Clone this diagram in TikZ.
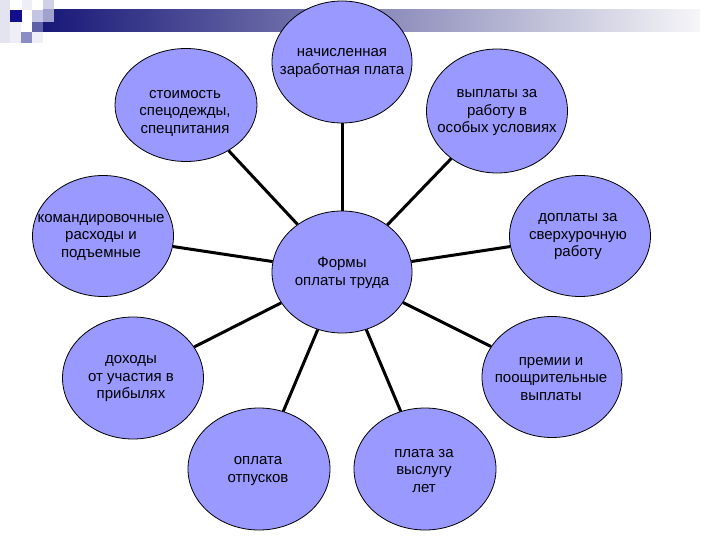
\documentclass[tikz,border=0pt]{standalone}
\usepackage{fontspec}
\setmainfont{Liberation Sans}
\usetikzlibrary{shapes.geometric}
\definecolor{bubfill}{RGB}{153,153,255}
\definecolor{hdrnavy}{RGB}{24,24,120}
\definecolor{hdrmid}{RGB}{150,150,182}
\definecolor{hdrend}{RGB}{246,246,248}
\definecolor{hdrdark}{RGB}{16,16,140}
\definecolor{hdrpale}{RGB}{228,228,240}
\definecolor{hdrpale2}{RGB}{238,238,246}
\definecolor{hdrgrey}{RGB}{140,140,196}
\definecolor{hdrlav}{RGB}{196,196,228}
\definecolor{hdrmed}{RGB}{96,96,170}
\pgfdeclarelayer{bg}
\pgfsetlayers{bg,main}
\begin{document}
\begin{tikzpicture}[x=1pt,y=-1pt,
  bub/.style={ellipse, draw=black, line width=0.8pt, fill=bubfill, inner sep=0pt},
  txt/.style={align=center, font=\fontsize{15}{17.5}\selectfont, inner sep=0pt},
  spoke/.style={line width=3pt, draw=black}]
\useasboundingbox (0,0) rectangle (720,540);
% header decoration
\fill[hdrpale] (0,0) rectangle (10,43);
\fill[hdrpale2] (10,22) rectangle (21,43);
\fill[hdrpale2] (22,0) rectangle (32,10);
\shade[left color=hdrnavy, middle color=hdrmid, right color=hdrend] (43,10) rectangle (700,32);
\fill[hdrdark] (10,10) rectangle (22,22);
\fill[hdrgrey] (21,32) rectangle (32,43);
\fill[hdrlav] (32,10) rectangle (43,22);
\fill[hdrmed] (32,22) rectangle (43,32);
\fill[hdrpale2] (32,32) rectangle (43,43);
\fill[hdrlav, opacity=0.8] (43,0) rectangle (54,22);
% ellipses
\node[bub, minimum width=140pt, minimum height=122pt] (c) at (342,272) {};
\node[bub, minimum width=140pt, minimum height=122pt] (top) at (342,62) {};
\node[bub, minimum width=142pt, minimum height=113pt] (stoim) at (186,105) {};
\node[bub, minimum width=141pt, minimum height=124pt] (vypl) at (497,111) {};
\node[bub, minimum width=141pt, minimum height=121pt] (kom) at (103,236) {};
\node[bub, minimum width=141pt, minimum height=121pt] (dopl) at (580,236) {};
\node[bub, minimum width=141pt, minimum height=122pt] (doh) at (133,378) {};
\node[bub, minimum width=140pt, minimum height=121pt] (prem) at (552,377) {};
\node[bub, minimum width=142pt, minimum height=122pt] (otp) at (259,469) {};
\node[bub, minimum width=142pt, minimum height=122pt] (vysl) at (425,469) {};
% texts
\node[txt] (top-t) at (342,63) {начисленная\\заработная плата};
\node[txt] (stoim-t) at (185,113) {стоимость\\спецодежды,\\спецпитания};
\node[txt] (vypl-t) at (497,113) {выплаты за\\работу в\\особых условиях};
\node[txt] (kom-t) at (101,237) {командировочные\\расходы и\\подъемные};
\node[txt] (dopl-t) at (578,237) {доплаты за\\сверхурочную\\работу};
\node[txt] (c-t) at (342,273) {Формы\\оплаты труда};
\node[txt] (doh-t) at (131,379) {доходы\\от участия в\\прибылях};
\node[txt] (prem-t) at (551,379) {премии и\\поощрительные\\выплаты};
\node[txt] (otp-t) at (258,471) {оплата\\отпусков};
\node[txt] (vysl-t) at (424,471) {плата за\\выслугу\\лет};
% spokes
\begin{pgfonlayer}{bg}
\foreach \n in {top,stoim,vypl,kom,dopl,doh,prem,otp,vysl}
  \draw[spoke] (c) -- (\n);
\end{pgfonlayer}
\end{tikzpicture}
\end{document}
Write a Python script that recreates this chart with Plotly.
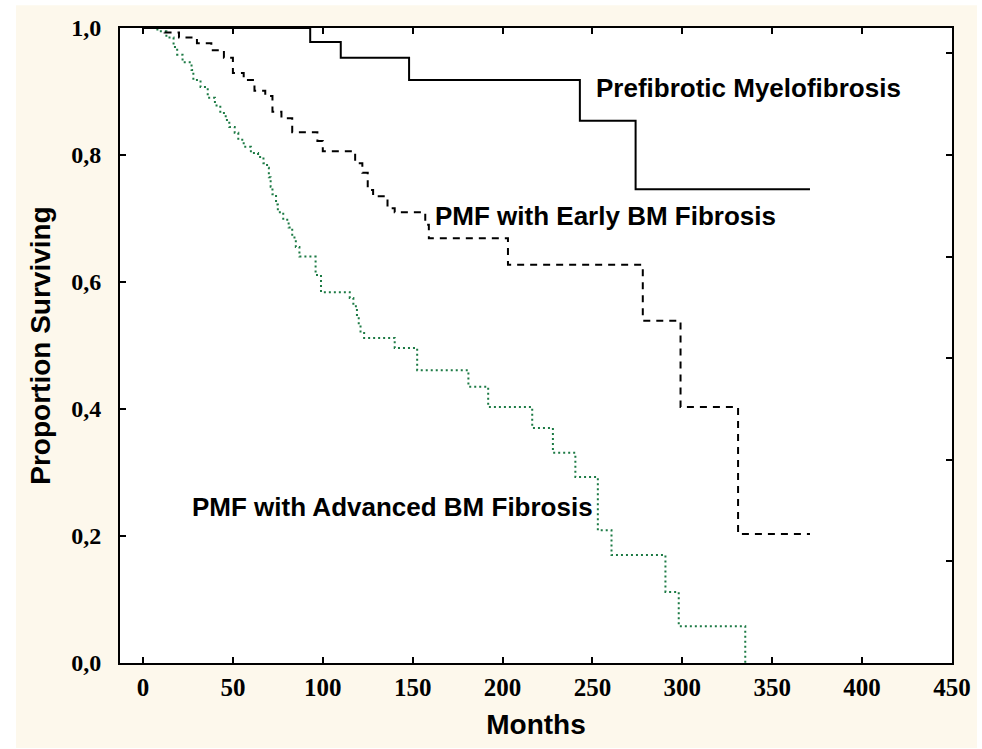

● **EXERCISE OBJECTIVE**
Pictures are excluded; output everything else in the data verbatim.

● **COMPLETED TASK**
Clone this diagram in TikZ.
\documentclass[tikz,border=0pt]{standalone}
\usepackage{fontspec}
\setmainfont{Liberation Sans}
\usetikzlibrary{shapes.geometric}
\definecolor{bubfill}{RGB}{153,153,255}
\definecolor{hdrnavy}{RGB}{24,24,120}
\definecolor{hdrmid}{RGB}{150,150,182}
\definecolor{hdrend}{RGB}{246,246,248}
\definecolor{hdrdark}{RGB}{16,16,140}
\definecolor{hdrpale}{RGB}{228,228,240}
\definecolor{hdrpale2}{RGB}{238,238,246}
\definecolor{hdrgrey}{RGB}{140,140,196}
\definecolor{hdrlav}{RGB}{196,196,228}
\definecolor{hdrmed}{RGB}{96,96,170}
\pgfdeclarelayer{bg}
\pgfsetlayers{bg,main}
\begin{document}
\begin{tikzpicture}[x=1pt,y=-1pt,
  bub/.style={ellipse, draw=black, line width=0.8pt, fill=bubfill, inner sep=0pt},
  txt/.style={align=center, font=\fontsize{15}{17.5}\selectfont, inner sep=0pt},
  spoke/.style={line width=3pt, draw=black}]
\useasboundingbox (0,0) rectangle (720,540);
% header decoration
\fill[hdrpale] (0,0) rectangle (10,43);
\fill[hdrpale2] (10,22) rectangle (21,43);
\fill[hdrpale2] (22,0) rectangle (32,10);
\shade[left color=hdrnavy, middle color=hdrmid, right color=hdrend] (43,10) rectangle (700,32);
\fill[hdrdark] (10,10) rectangle (22,22);
\fill[hdrgrey] (21,32) rectangle (32,43);
\fill[hdrlav] (32,10) rectangle (43,22);
\fill[hdrmed] (32,22) rectangle (43,32);
\fill[hdrpale2] (32,32) rectangle (43,43);
\fill[hdrlav, opacity=0.8] (43,0) rectangle (54,22);
% ellipses
\node[bub, minimum width=140pt, minimum height=122pt] (c) at (342,272) {};
\node[bub, minimum width=140pt, minimum height=122pt] (top) at (342,62) {};
\node[bub, minimum width=142pt, minimum height=113pt] (stoim) at (186,105) {};
\node[bub, minimum width=141pt, minimum height=124pt] (vypl) at (497,111) {};
\node[bub, minimum width=141pt, minimum height=121pt] (kom) at (103,236) {};
\node[bub, minimum width=141pt, minimum height=121pt] (dopl) at (580,236) {};
\node[bub, minimum width=141pt, minimum height=122pt] (doh) at (133,378) {};
\node[bub, minimum width=140pt, minimum height=121pt] (prem) at (552,377) {};
\node[bub, minimum width=142pt, minimum height=122pt] (otp) at (259,469) {};
\node[bub, minimum width=142pt, minimum height=122pt] (vysl) at (425,469) {};
% texts
\node[txt] (top-t) at (342,63) {начисленная\\заработная плата};
\node[txt] (stoim-t) at (185,113) {стоимость\\спецодежды,\\спецпитания};
\node[txt] (vypl-t) at (497,113) {выплаты за\\работу в\\особых условиях};
\node[txt] (kom-t) at (101,237) {командировочные\\расходы и\\подъемные};
\node[txt] (dopl-t) at (578,237) {доплаты за\\сверхурочную\\работу};
\node[txt] (c-t) at (342,273) {Формы\\оплаты труда};
\node[txt] (doh-t) at (131,379) {доходы\\от участия в\\прибылях};
\node[txt] (prem-t) at (551,379) {премии и\\поощрительные\\выплаты};
\node[txt] (otp-t) at (258,471) {оплата\\отпусков};
\node[txt] (vysl-t) at (424,471) {плата за\\выслугу\\лет};
% spokes
\begin{pgfonlayer}{bg}
\foreach \n in {top,stoim,vypl,kom,dopl,doh,prem,otp,vysl}
  \draw[spoke] (c) -- (\n);
\end{pgfonlayer}
\end{tikzpicture}
\end{document}
Write a Python script that recreates this chart with Plotly.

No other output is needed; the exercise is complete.